_What this task involves_
Starting at the top of the listing, extract every line up to and including the one with "3.3, 2.0, 1.4];". Pictures stay out of the copy.

::::

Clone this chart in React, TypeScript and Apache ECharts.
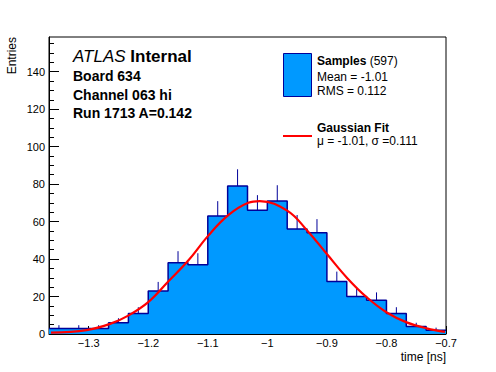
import React, { useEffect, useRef } from "react";
import * as echarts from "echarts";

// Histogram definition (20 bins)
const xMin = -1.366667;
const xMax = -0.7;
const binWidth = 0.0333333;
const counts = [3, 3, 3, 6, 11, 23, 38, 37, 63, 79, 66, 71, 56, 54, 28, 20, 18, 11, 4, 2];
const errUp = [1.7, 1.7, 1.7, 2.4, 3.3, 4.8, 6.2, 6.1, 7.9, 8.9, 8.1, 8.4, 7.5, 7.3, 5.3, 4.5, 4.2, 3.3, 2.0, 1.4];

// Gaussian fit curve
const fitX = [-1.3633, -1.3035, -1.264, -1.2336, -1.2, -1.1664, -1.1328, -1.0992, -1.0656, -1.032, -1.0126, -0.9661, -0.9325, -0.8993, -0.8657, -0.8331, -0.7995, -0.766, -0.7324, -0.7016];
const fitY = [0.7, 2.1, 5.4, 9.8, 17.0, 28.0, 39.2, 52.5, 63.4, 70.0, 70.9, 65.7, 55.0, 42.4, 29.8, 19.6, 11.5, 6.2, 3.0, 1.1];

const yMax = 158.5;
const xMajorTicks = [-1.3, -1.2, -1.1, -1.0, -0.9, -0.8, -0.7];
const xMinorTicks = [-1.36, -1.34, -1.32, -1.28, -1.26, -1.24, -1.22, -1.18, -1.16, -1.14, -1.12, -1.08, -1.06, -1.04, -1.02, -0.98, -0.96, -0.94, -0.92, -0.88, -0.86, -0.84, -0.82, -0.78, -0.76, -0.74, -0.72];
const yMajorTicks = [0, 20, 40, 60, 80, 100, 120, 140];
const yMinorTicks = [5, 10, 15, 25, 30, 35, 45, 50, 55, 65, 70, 75, 85, 90, 95, 105, 110, 115, 125, 130, 135, 145, 150, 155];

const FONT = "'Liberation Sans', Arial, Helvetica, sans-serif";
const FILL = "#0099ff";
const EDGE = "#000099";

export default function App() {
  const ref = useRef<HTMLDivElement>(null);
  useEffect(() => {
    document.body.style.margin = "0";
    if (!ref.current) return;
    const chart = echarts.init(ref.current, undefined, { renderer: "svg" });

    const stepData: number[][] = counts.map((c, i) => [xMin + i * binWidth, c]);
    stepData.push([xMin + counts.length * binWidth, counts[counts.length - 1]]);
    const errData = counts.map((c, i) => [xMin + (i + 0.5) * binWidth, c, c + errUp[i]]);
    const fitData = fitX.map((x, i) => [x, fitY[i]]);

    const grid = { left: 49, right: 50, top: 37, bottom: 38 };

    chart.setOption({
      animation: false,
      textStyle: { fontFamily: FONT },
      grid: [
        { ...grid, show: true, borderColor: "#000", borderWidth: 1, backgroundColor: "transparent" },
        { ...grid, show: false },
      ],
      xAxis: [
        {
          type: "value", gridIndex: 0, min: xMin, max: xMax,
          axisLine: { show: true, onZero: false, lineStyle: { color: "#000", width: 1 } },
          axisTick: { show: true, inside: true, length: 8, customValues: xMajorTicks, lineStyle: { color: "#000" } },
          axisLabel: {
            show: true, customValues: xMajorTicks, margin: 3, fontSize: 11, color: "#000", fontFamily: FONT,
            formatter: (v: number) => String(Math.round(v * 10) / 10).replace("-", "\u2212"),
          },
          splitLine: { show: false },
        },
        {
          type: "value", gridIndex: 1, min: xMin, max: xMax,
          axisLine: { show: false, onZero: false },
          axisTick: { show: true, inside: true, length: 4, customValues: xMinorTicks, lineStyle: { color: "#000" } },
          axisLabel: { show: false },
          splitLine: { show: false },
        },
      ],
      yAxis: [
        {
          type: "value", gridIndex: 0, min: 0, max: yMax,
          axisLine: { show: true, onZero: false, lineStyle: { color: "#000", width: 1 } },
          axisTick: { show: true, inside: true, length: 10, customValues: yMajorTicks, lineStyle: { color: "#000" } },
          axisLabel: { show: true, customValues: yMajorTicks, margin: 4, fontSize: 11, color: "#000", fontFamily: FONT },
          splitLine: { show: false },
        },
        {
          type: "value", gridIndex: 1, min: 0, max: yMax,
          axisLine: { show: false, onZero: false },
          axisTick: { show: true, inside: true, length: 5, customValues: yMinorTicks, lineStyle: { color: "#000" } },
          axisLabel: { show: false },
          splitLine: { show: false },
        },
      ],
      series: [
        {
          type: "line", xAxisIndex: 0, yAxisIndex: 0, data: stepData, step: "end",
          showSymbol: false, symbol: "none", z: 2,
          lineStyle: { color: EDGE, width: 1.5 },
          areaStyle: { color: FILL, opacity: 1 },
        },
        {
          type: "custom", xAxisIndex: 0, yAxisIndex: 0, data: errData, z: 3,
          encode: { x: 0, y: [1, 2] },
          renderItem: (params: any, api: any) => {
            const p0 = api.coord([api.value(0), api.value(1)]);
            const p1 = api.coord([api.value(0), api.value(2)]);
            return {
              type: "line",
              shape: { x1: p0[0], y1: p0[1], x2: p1[0], y2: p1[1] },
              style: { stroke: EDGE, lineWidth: 1 },
            };
          },
        },
        {
          type: "line", xAxisIndex: 0, yAxisIndex: 0, data: fitData, smooth: 0.4,
          showSymbol: false, symbol: "none", z: 4,
          lineStyle: { color: "#ff0000", width: 2.2 },
        },
      ],
      graphic: [
        {
          type: "text", x: 73, y: 56, z: 10,
          style: {
            text: "{i|ATLAS} {b|Internal}", fontSize: 17, fontFamily: FONT, fill: "#000", verticalAlign: "middle",
            rich: {
              i: { fontStyle: "italic", fontSize: 17, fontFamily: FONT, fill: "#000" },
              b: { fontWeight: "bold", fontSize: 17, fontFamily: FONT, fill: "#000" },
            },
          },
        },
        { type: "text", x: 73, y: 76, z: 10, style: { text: "Board 634", fontSize: 14, fontWeight: "bold", fontFamily: FONT, fill: "#000", verticalAlign: "middle" } },
        { type: "text", x: 73, y: 94.5, z: 10, style: { text: "Channel 063 hi", fontSize: 14, fontWeight: "bold", fontFamily: FONT, fill: "#000", verticalAlign: "middle" } },
        { type: "text", x: 73, y: 113, z: 10, style: { text: "Run 1713 A=0.142", fontSize: 14, fontWeight: "bold", fontFamily: FONT, fill: "#000", verticalAlign: "middle" } },
        { type: "rect", z: 10, shape: { x: 283.5, y: 53.5, width: 28, height: 43 }, style: { fill: FILL, stroke: EDGE, lineWidth: 1 } },
        {
          type: "text", x: 317, y: 61, z: 10,
          style: {
            text: "{b|Samples} (597)", fontSize: 12, fontFamily: FONT, fill: "#000", verticalAlign: "middle",
            rich: { b: { fontWeight: "bold", fontSize: 12, fontFamily: FONT, fill: "#000" } },
          },
        },
        { type: "text", x: 317, y: 76.5, z: 10, style: { text: "Mean = -1.01", fontSize: 12, fontFamily: FONT, fill: "#000", verticalAlign: "middle" } },
        { type: "text", x: 317, y: 91, z: 10, style: { text: "RMS = 0.112", fontSize: 12, fontFamily: FONT, fill: "#000", verticalAlign: "middle" } },
        { type: "line", z: 10, shape: { x1: 283, y1: 136, x2: 312, y2: 136 }, style: { stroke: "#ff0000", lineWidth: 2 } },
        { type: "text", x: 317, y: 128, z: 10, style: { text: "Gaussian Fit", fontSize: 12, fontWeight: "bold", fontFamily: FONT, fill: "#000", verticalAlign: "middle" } },
        { type: "text", x: 317, y: 141, z: 10, style: { text: "\u03bc = -1.01, \u03c3 =0.111", fontSize: 12, fontFamily: FONT, fill: "#000", verticalAlign: "middle" } },
        { type: "text", x: 12, y: 37, rotation: Math.PI / 2, z: 10, style: { text: "Entries", fontSize: 12, fontFamily: FONT, fill: "#000", align: "right", verticalAlign: "middle" } },
        { type: "text", x: 446, y: 356.5, z: 10, style: { text: "time [ns]", fontSize: 12, fontFamily: FONT, fill: "#000", align: "right", verticalAlign: "middle" } },
      ],
    });
    return () => chart.dispose();
  }, []);
  return <div ref={ref} style={{ position: "fixed", left: 0, top: 0, width: 496, height: 372, background: "#fff" }} />;
}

::::

_Problem solution_
Clone this chart in React, TypeScript and Apache ECharts.
import React, { useEffect, useRef } from "react";
import * as echarts from "echarts";

// Histogram definition (20 bins)
const xMin = -1.366667;
const xMax = -0.7;
const binWidth = 0.0333333;
const counts = [3, 3, 3, 6, 11, 23, 38, 37, 63, 79, 66, 71, 56, 54, 28, 20, 18, 11, 4, 2];
const errUp = [1.7, 1.7, 1.7, 2.4, 3.3, 4.8, 6.2, 6.1, 7.9, 8.9, 8.1, 8.4, 7.5, 7.3, 5.3, 4.5, 4.2, 3.3, 2.0, 1.4];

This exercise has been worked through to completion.